Sunday, March 23, 2003

Solaris, directed by Steven Soderbergh

solaris
Man has gone out to explore other worlds without having explored his own labyrinth of dark passages and secret chambers, and without finding what lies behind doorways that he himself has sealed. (Stanislaw Lem, 'Solaris', translated by Joanne Kilmartin and Steve Cox)

Earth? I thought of the great bustling cities where I would wander and lose myself, and I thought of them as I had thought of the ocean on the second or third night, when I had wanted to throw myself upon the dark waves. I shall immerse myself among men. I shall be silent and attentive, an appreciative companion. There will be many acquaintances, friends, women - and perhaps even a wife. For a while, I shall have to make a conscious effort to smile, nod, stand and perform all those gestures which constitute life on Earth, and then those gestures will become reflexes again. I shall find new interests and occupations; and I shall not give myself completely to them, as I shall never again give myself completely to anything or anybody. (Stanislaw Lem, 'Solaris')

What can I usefully say about this film except ‘watch it’? It is, to my mind, one of the best and most poignant films released in some time, with more than a passing relation to Kieslowski’s Three Colours Blue. I read Stanislaw Lem’s book (which was written in 1961) a few years ago and was so moved that I was unable to scribble a few words about it onto the back of a postcard, as I was trying to do at the time with all the books that I read. It was captivating, but also one of those books (or ideas) that when you try to summarise end up sounding tacky or sentimental. So here goes. What Lem achieves in this book is to confront us with the limits and arrogance of ourselves by confronting us with ourselves; not with our greed or avarice, but with our love and guilt. All the people on the Station are confronted not with their wickedness but with their loved ones, who in some way they feel they have betrayed. So Lem avoids moralising about the weakness and frailty of humans, and instead asks a question which addresses all of us: how would we react when faced with the resurrection of someone we loved but who has now gone, and who we know we hurt? This is an painfully difficult question, and it requires imagination to consider.
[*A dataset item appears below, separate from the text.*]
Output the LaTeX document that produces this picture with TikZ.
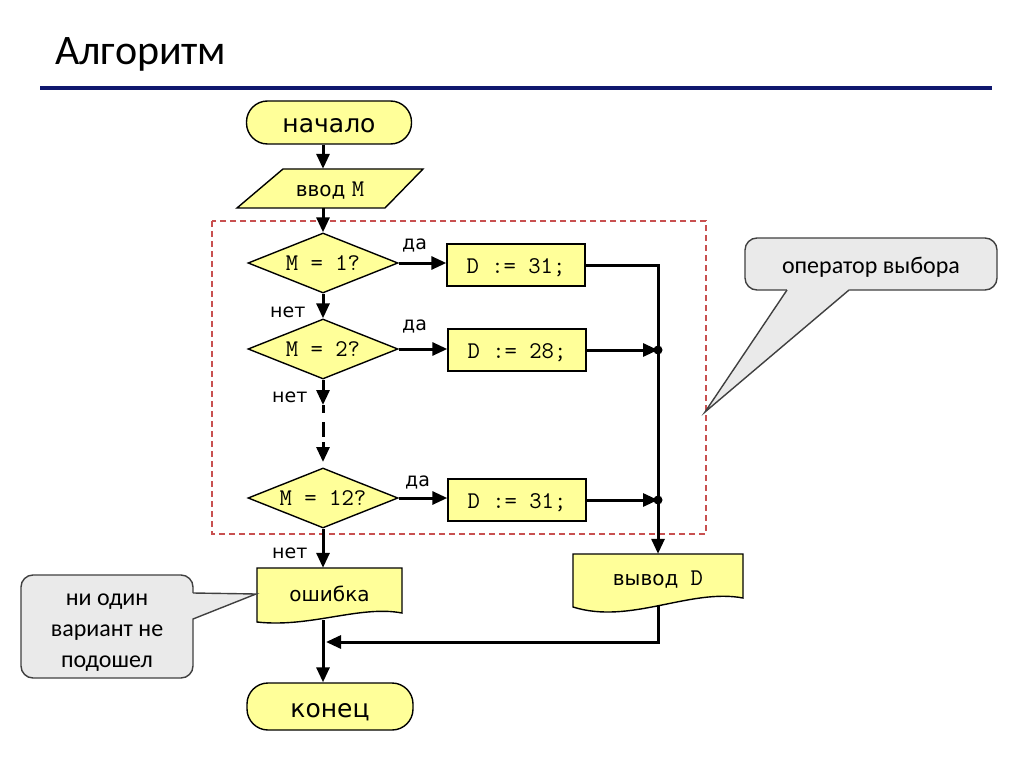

Lem plays masterfully with the genre of science fiction, since the genre necessarily demands a certain suspension of belief (there aren't any aliens and space ships that we know of), but he uses this suspension to present us with a truly human question without having to divulge how it is possible. In a ‘realistic’ drama the audience will demand some kind of explanation, but here Lem can just indicate that the planet is responsible and this will be accepted. Indeed, a large portion of the book is concerned with telling the reader why there is no further explanation. It is a masterpiece of the genre and truly closer in conception to Shakespeare than Star Wars.
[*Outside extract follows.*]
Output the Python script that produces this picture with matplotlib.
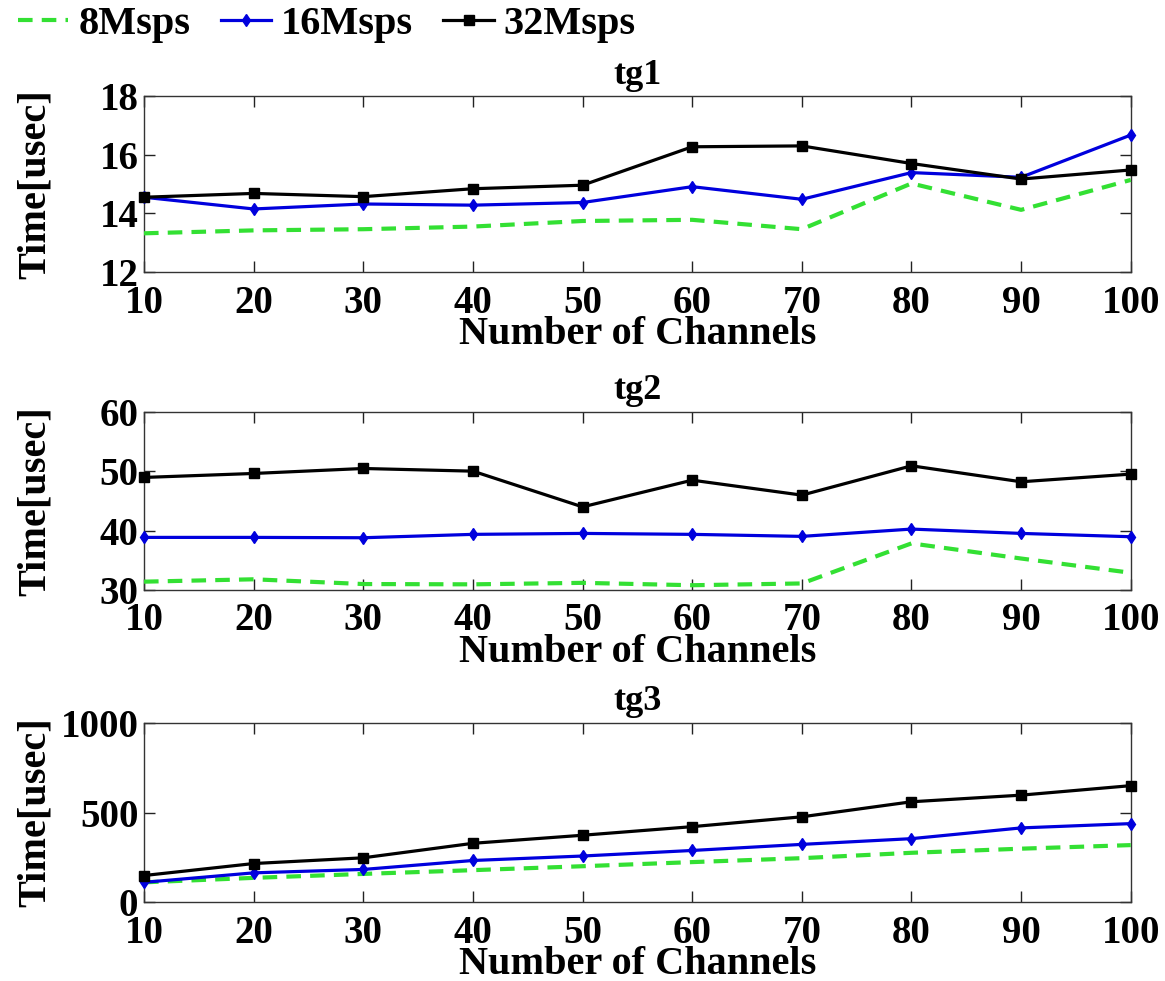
import numpy as np
import matplotlib.pyplot as plt

channels = [10, 20, 30, 40, 50, 60, 70, 80, 90, 100]

# tg1
tg1_8 = [13.32, 13.42, 13.46, 13.55, 13.74, 13.78, 13.46, 15.02, 14.12, 15.14]
tg1_16 = [14.55, 14.15, 14.32, 14.28, 14.37, 14.91, 14.48, 15.39, 15.23, 16.67]
tg1_32 = [14.55, 14.68, 14.57, 14.84, 14.96, 16.27, 16.30, 15.70, 15.17, 15.48]

# tg2
tg2_8 = [31.4, 31.8, 31.0, 30.95, 31.2, 30.8, 31.1, 37.85, 35.3, 32.9]
tg2_16 = [38.86, 38.86, 38.8, 39.37, 39.53, 39.37, 39.03, 40.26, 39.53, 38.97]
tg2_32 = [48.96, 49.63, 50.47, 50.02, 44.0, 48.5, 45.98, 50.92, 48.23, 49.52]

# tg3
tg3_8 = [110, 135, 157, 178, 200, 223, 245, 275, 298, 318]
tg3_16 = [110, 163, 182, 232, 257, 288, 322, 354, 414, 438]
tg3_32 = [148, 215, 247, 328, 373, 421, 476, 560, 597, 650]

titles = ["tg1", "tg2", "tg3"]
ylims = [(12, 18), (30, 60), (0, 1000)]
yticks = [[12, 14, 16, 18], [30, 40, 50, 60], [0, 500, 1000]]
series = [(tg1_8, tg1_16, tg1_32), (tg2_8, tg2_16, tg2_32), (tg3_8, tg3_16, tg3_32)]

plt.rcParams['font.family'] = ['Liberation Serif', 'DejaVu Serif']
plt.rcParams['font.weight'] = 'bold'

fig = plt.figure(figsize=(11.65, 9.81), dpi=100)

# axes boxes (left, bottom, width, height) in figure fractions
boxes = [(0.1236, 0.7227, 0.847, 0.1794),
         (0.1236, 0.3986, 0.847, 0.1815),
         (0.1236, 0.0805, 0.847, 0.1825)]

for i in range(3):
    ax = fig.add_axes(boxes[i])
    s8, s16, s32 = series[i]
    ax.plot(channels, s8, color='#33e033', linestyle='--', linewidth=3.0,
            dashes=(3.5, 2.2), label='8Msps', clip_on=False, zorder=3)
    ax.plot(channels, s16, color='#0000dd', linewidth=2.3, marker='d', markersize=6.5,
            label='16Msps', clip_on=False, zorder=4)
    ax.plot(channels, s32, color='black', linewidth=2.3, marker='s', markersize=7,
            label='32Msps', clip_on=False, zorder=5)
    ax.set_xlim(10, 100)
    ax.set_ylim(*ylims[i])
    ax.set_xticks(channels)
    ax.set_yticks(yticks[i])
    ax.tick_params(direction='in', top=True, right=True, length=8, width=1,
                   labelsize=28, pad=4, color='#222222')
    ax.tick_params(axis='x', pad=9)
    for sp in ax.spines.values():
        sp.set_linewidth(1)
        sp.set_color('#333333')
    ax.set_title(titles[i], fontsize=26, fontweight='bold', pad=9)
    ax.set_xlabel("Number of Channels", fontsize=29, fontweight='bold', labelpad=-4)
    ax.set_ylabel("Time[usec]", fontsize=29, fontweight='bold')
    ax.yaxis.set_label_coords(-0.091, 0.5)
    if i == 0:
        handles, labels = ax.get_legend_handles_labels()

fig.legend(handles, labels, loc='upper left', bbox_to_anchor=(0.0155, 0.994), ncol=3,
           frameon=False, fontsize=29, handlelength=1.25, handletextpad=0.25,
           columnspacing=0.75, borderaxespad=0.0, borderpad=0.0)

fig.savefig("out.png", dpi=100)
And so too is the film, which is a skilful rendition of the book as well as a variation on its themes. The attention to detail is impressive: at one point Rheya (Natascha McElhone) noticeably blinks - as if in answer to Kris's question in the book about whether she even did so. The initial transmission from Gibarian asking for help does not occur in the book, but it is broadcast via the Prometheus, the ship on which Kris (George Clooney) arrives at the Station in the book. Much of the dialogue is lifted directly from the novel. There are necessarily changes, since no film is able to capture the breadth of such a work: most obvious is the lack of history (in which the book is a clear kin of the 1936 novel War With The Newts, by fellow master science fiction writer and inventor of the word ‘robot’, Karel Capek). In the novel, Lem is at pains to describe the origin and development of ‘Solaristics’ - the study of the ocean which covers the planet - partly to give us a sense of place, in which he succeeds tremendously, and partly to show us the continued failure of the human mind, firstly to make Contact with the alien ocean, and secondly to understand why the attempts keep failing. The sense of place is there in the film, as we look over the frankly beautiful graphic depiction of the ocean, accompanied by Cliff Martinez's excellent near-minimalist score. But the film focusses on the two central characters: Kris’s struggle to come to terms with Rheya’s presence and his own past, and, endowed as she is with all the human faculties of understanding, Rheya’s deepening sense that she is herself somehow not right and her inability to live with this realisation. The result is a bitter turmoil of emotions, all of which culminates in Rheya’s first attempted and then successful suicide. Kris, having lost Rheya, seemingly regained her, and lost her again, remains in the Station, unable to re-enter everyday life.

At this point the film takes its largest departure from the book: in the book Kris accepts that “I knew nothing, and I persisted in the faith that the time of cruel miracles was not past.” In the film, the Station is in the process of crashing into the planet and Kris chooses death. Kris, by dying in the ocean becomes part of it, he and Rheya finally reunited. At the end of the film, as at the end of the book, I was still captivated.